• Recorded information:
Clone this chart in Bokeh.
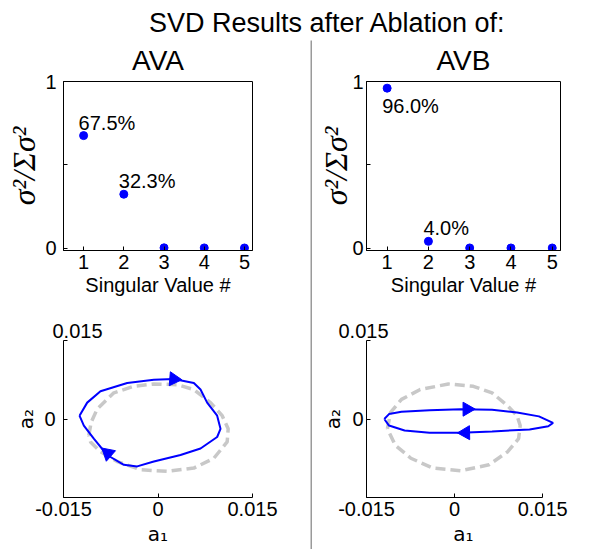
import math
from bokeh.plotting import figure
from bokeh.layouts import column, row
from bokeh.models import Range1d, FixedTicker, Label
from bokeh.embed import file_html
from bokeh.resources import INLINE
from bokeh.core.properties import value

# ---------------- data ----------------
SUPER_TITLE = "SVD Results after Ablation of:"
conditions = ["AVA", "AVB"]
sv_index = [1, 2, 3, 4, 5]
ava_energy = [0.675, 0.323, 0.0012, 0.0006, 0.0002]
avb_energy = [0.960, 0.040, 0.0003, 0.0002, 0.0001]
n_labeled = 2
top_yticks = [0, 0.5, 1]
top_ytick_labels = ["0", "", "1"]
sv_tick_labels = ["1", "2", "3", "4", "5"]
phase_ticks = [-0.015, 0, 0.015]
phase_xtick_labels = ["-0.015", "0", "0.015"]
phase_ytick_labels = ["", "0", ""]
phase_top_label = "0.015"

# AVA phase portrait (blue: after ablation, grey dashed: reference)
ava_a1 = [-0.01246, -0.01124, -0.00913, -0.00489, -0.00066, 0.00251, 0.00569, 0.00675,
          0.00780, 0.00939, 0.00992, 0.00939, 0.00675, 0.00357, -0.00066, -0.00331,
          -0.00542, -0.00807, -0.01019, -0.01177]
ava_a2 = [0.00063, 0.00313, 0.00531, 0.00688, 0.00750, 0.00763, 0.00688, 0.00563,
          0.00313, 0.00063, -0.00188, -0.00344, -0.00563, -0.00688, -0.00813, -0.00906,
          -0.00875, -0.00688, -0.00375, -0.00125]
ava_ref_a1 = [-0.01098, -0.01061, -0.00966, -0.00701, -0.00384, -0.00066, 0.00304, 0.00569,
              0.00833, 0.01019, 0.01114, 0.01098, 0.00886, 0.00569, 0.00146, -0.00278,
              -0.00648, -0.00913, -0.01071]
ava_ref_a2 = [-0.00313, -0.00063, 0.00188, 0.00500, 0.00625, 0.00669, 0.00656, 0.00563,
              0.00313, 0.00063, -0.00188, -0.00438, -0.00750, -0.00938, -0.01000, -0.00969,
              -0.00813, -0.00625, -0.00438]
ava_arrow_a1 = [0.00251, -0.00796]
ava_arrow_a2 = [0.00763, -0.00656]

# AVB phase portrait
avb_a1 = [-0.01197, -0.01117, -0.00904, -0.00426, 0.00106, 0.00638, 0.01064, 0.01436,
          0.01676, 0.01596, 0.01277, 0.00638, 0.00106, -0.00426, -0.00851, -0.01117]
avb_a2 = [0.0, 0.00094, 0.00138, 0.00169, 0.00188, 0.00175, 0.00125, 0.00050,
          -0.00075, -0.00138, -0.00200, -0.00238, -0.00263, -0.00263, -0.00219, -0.00125]
avb_ref_a1 = [-0.01144, -0.01090, -0.00904, -0.00585, -0.00106, 0.00319, 0.00638, 0.00904,
              0.01064, 0.01117, 0.01090, 0.00904, 0.00585, 0.00106, -0.00372, -0.00745,
              -0.01011]
avb_ref_a2 = [-0.00188, 0.00125, 0.00375, 0.00563, 0.00669, 0.00625, 0.00500, 0.00250,
              0.00063, -0.00125, -0.00375, -0.00625, -0.00875, -0.00988, -0.00938, -0.00750,
              -0.00500]
avb_arrow_a1 = [0.00213, 0.00186]
avb_arrow_a2 = [0.00188, -0.00263]

# ---------------- style ----------------
FONT = "Liberation Sans"
SERIF = "Liberation Serif"
SUBFONT = "DejaVu Sans"
BLUE = "#0000ff"
GREY = "#c8c8c8"
TICK_FS = "20px"

HEAD_H = 40      # super-title strip
TOP_H = 268      # SVD panels (incl. "AVA"/"AVB" titles)
BOT_H = 241      # phase panels
LEFT_W = 310
RIGHT_W = 288
DIV_W = 2


def style_axis(ax, ticks, labels, standoff):
    ax.ticker = FixedTicker(ticks=ticks)
    ax.major_label_overrides = {t: l for t, l in zip(ticks, labels)}
    ax.major_label_text_font = FONT
    ax.major_label_text_font_size = TICK_FS
    ax.major_label_text_color = "black"
    ax.major_label_standoff = standoff
    ax.major_tick_in = 4
    ax.major_tick_out = 0
    ax.minor_tick_line_color = None
    ax.axis_line_color = "black"
    ax.major_tick_line_color = "black"
    ax.axis_label_text_color = "black"


def base_fig(w, h, xr, yr, ml, mr, mt, mb, title=None):
    p = figure(width=w, height=h, x_range=xr, y_range=yr, output_backend="svg",
               toolbar_location=None, min_border_left=ml, min_border_right=mr,
               min_border_top=mt, min_border_bottom=mb, title=title)
    p.grid.visible = False
    p.background_fill_color = "white"
    p.border_fill_color = "white"
    return p


def text_strip(w, h, text, x_frac, baseline_px, size):
    # the label is anchored on the middle of its text box
    mid_px = baseline_px - 0.3465 * size
    p = figure(width=w, height=h, x_range=Range1d(0, 1), y_range=Range1d(0, 1),
               output_backend="svg", toolbar_location=None, min_border=0, title=None,
               x_axis_location=None, y_axis_location=None)
    p.grid.visible = False
    p.outline_line_color = None
    p.add_layout(Label(x=x_frac, y=(h - mid_px) / h, text=text, text_align="center",
                       text_baseline="middle", text_font=FONT,
                       text_font_size=f"{size}px", text_color="black"))
    return p


def svd_panel(name, energy, w, ml, mr, ylab_standoff, ytick_standoff):
    frame_top = 81 - HEAD_H
    fh = 169
    p = base_fig(w, TOP_H, Range1d(0.5, 5.2), Range1d(-0.015, 1.0), ml, mr,
                 frame_top, TOP_H - frame_top - fh, title=name)
    p.title.align = "center"
    p.title.vertical_align = "top"
    p.title.standoff = 7
    p.title.text_font = FONT
    p.title.text_font_size = "28px"
    p.title.text_font_style = "normal"
    p.title.text_color = "black"
    p.outline_line_color = "black"
    p.outline_line_alpha = 1
    style_axis(p.xaxis[0], sv_index, sv_tick_labels, 4)
    style_axis(p.yaxis[0], top_yticks, top_ytick_labels, ytick_standoff)
    p.xaxis.axis_label = "Singular Value #"
    p.xaxis.axis_label_text_font = FONT
    p.xaxis.axis_label_text_font_size = "20px"
    p.xaxis.axis_label_text_font_style = "normal"
    p.xaxis.axis_label_standoff = 2
    p.yaxis.axis_label = "σ²/Σσ²"
    p.yaxis.axis_label_text_font = SERIF
    p.yaxis.axis_label_text_font_size = "32px"
    p.yaxis.axis_label_text_font_style = "italic"
    p.yaxis.axis_label_standoff = ylab_standoff

    p.scatter(sv_index, energy, size=8, color=BLUE, marker="circle")
    lx, ly, ltxt, loff = [], [], [], []
    for i in range(n_labeled):
        lx.append(sv_index[i])
        ly.append(energy[i])
        ltxt.append(f"{energy[i] * 100:.1f}%")
        loff.append(18 if energy[i] > 0.9 else -13)
    p.text(x=lx, y=ly, text=ltxt, x_offset=-5, y_offset=loff,
           text_font=value(FONT), text_font_size="20px", text_color="black",
           text_align="left", text_baseline="middle")
    return p


def phase_panel(a1, a2, r1, r2, ar1, ar2, w, ml, x_end, fw, top_dx, ytick_standoff, ylab_standoff):
    mt = 32
    fh = 157
    p = base_fig(w, BOT_H, Range1d(phase_ticks[0], x_end), Range1d(phase_ticks[0], phase_ticks[-1]),
                 ml, w - ml - fw, mt, BOT_H - mt - fh, title=phase_top_label)
    p.outline_line_color = None
    # the "0.015" mark above the a2 axis
    p.title.align = "left"
    p.title.offset = top_dx
    p.title.standoff = 5
    p.title.text_font = FONT
    p.title.text_font_size = TICK_FS
    p.title.text_font_style = "normal"
    p.title.text_color = "black"

    style_axis(p.xaxis[0], phase_ticks, phase_xtick_labels, 4)
    style_axis(p.yaxis[0], phase_ticks, phase_ytick_labels, ytick_standoff)
    p.xaxis.bounds = (phase_ticks[0], phase_ticks[-1])
    p.yaxis.bounds = (phase_ticks[0], phase_ticks[-1])
    p.xaxis.axis_label = "a₁"
    p.yaxis.axis_label = "a₂"
    for ax in (p.xaxis[0], p.yaxis[0]):
        ax.axis_label_text_font = SUBFONT
        ax.axis_label_text_font_size = "20px"
        ax.axis_label_text_font_style = "normal"
    p.xaxis.axis_label_standoff = 3
    p.yaxis.axis_label_standoff = ylab_standoff

    p.line(r1 + r1[:1], r2 + r2[:1], line_color=GREY, line_width=3.5, line_dash="10 5")
    p.line(a1 + a1[:1], a2 + a2[:1], line_color=BLUE, line_width=2)

    # arrowheads, oriented along the curve (screen space)
    sx = fw / (x_end - phase_ticks[0])
    sy = fh / (phase_ticks[-1] - phase_ticks[0])
    n = len(a1)
    angles = []
    for x0, y0 in zip(ar1, ar2):
        i = min(range(n), key=lambda k: ((a1[k] - x0) * sx) ** 2 + ((a2[k] - y0) * sy) ** 2)
        dx = (a1[(i + 1) % n] - a1[i - 1]) * sx
        dy = (a2[(i + 1) % n] - a2[i - 1]) * sy
        angles.append(math.atan2(dy, dx) - math.pi / 2)
    p.scatter(ar1, ar2, marker="triangle", size=14, angle=angles,
              fill_color=BLUE, line_color=BLUE)
    return p


# ---------------- figures ----------------
head = text_strip(LEFT_W + DIV_W + RIGHT_W, HEAD_H, SUPER_TITLE, 327 / 600, 31.5, 27)

divider = figure(width=DIV_W, height=TOP_H + BOT_H, x_range=Range1d(0, 1),
                 y_range=Range1d(0, 1), output_backend="svg", toolbar_location=None,
                 min_border=0, title=None, x_axis_location=None, y_axis_location=None)
divider.grid.visible = False
divider.outline_line_color = None
divider.background_fill_color = "#9a9a9a"
divider.border_fill_color = "#9a9a9a"

tl = svd_panel(conditions[0], ava_energy, LEFT_W, 63, LEFT_W - 63 - 195, 0, 7)
tr = svd_panel(conditions[1], avb_energy, RIGHT_W, 53, RIGHT_W - 53 - 195, -5, 3)

bl = phase_panel(ava_a1, ava_a2, ava_ref_a1, ava_ref_a2, ava_arrow_a1, ava_arrow_a2,
                 LEFT_W, 63, phase_ticks[-1], 189, -11, 8, 3)
br_fw = 207
br_xend = phase_ticks[0] + br_fw * (phase_ticks[-1] - phase_ticks[0]) / 188
br = phase_panel(avb_a1, avb_a2, avb_ref_a1, avb_ref_a2, avb_arrow_a1, avb_arrow_a2,
                 RIGHT_W, 54, br_xend, br_fw, -28, 3, 4)

layout = column(head, row(column(tl, bl), divider, column(tr, br)))

with open("out.html", "w", encoding="utf-8") as f:
    f.write(file_html(layout, INLINE))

• Work instructions: Repeat the lines of the listing above verbatim, beginning at its first line and ending at the line containing "from bokeh.core.properties import value", which is included. Omit pictures.

• Written response:
Clone this chart in Bokeh.
import math
from bokeh.plotting import figure
from bokeh.layouts import column, row
from bokeh.models import Range1d, FixedTicker, Label
from bokeh.embed import file_html
from bokeh.resources import INLINE
from bokeh.core.properties import value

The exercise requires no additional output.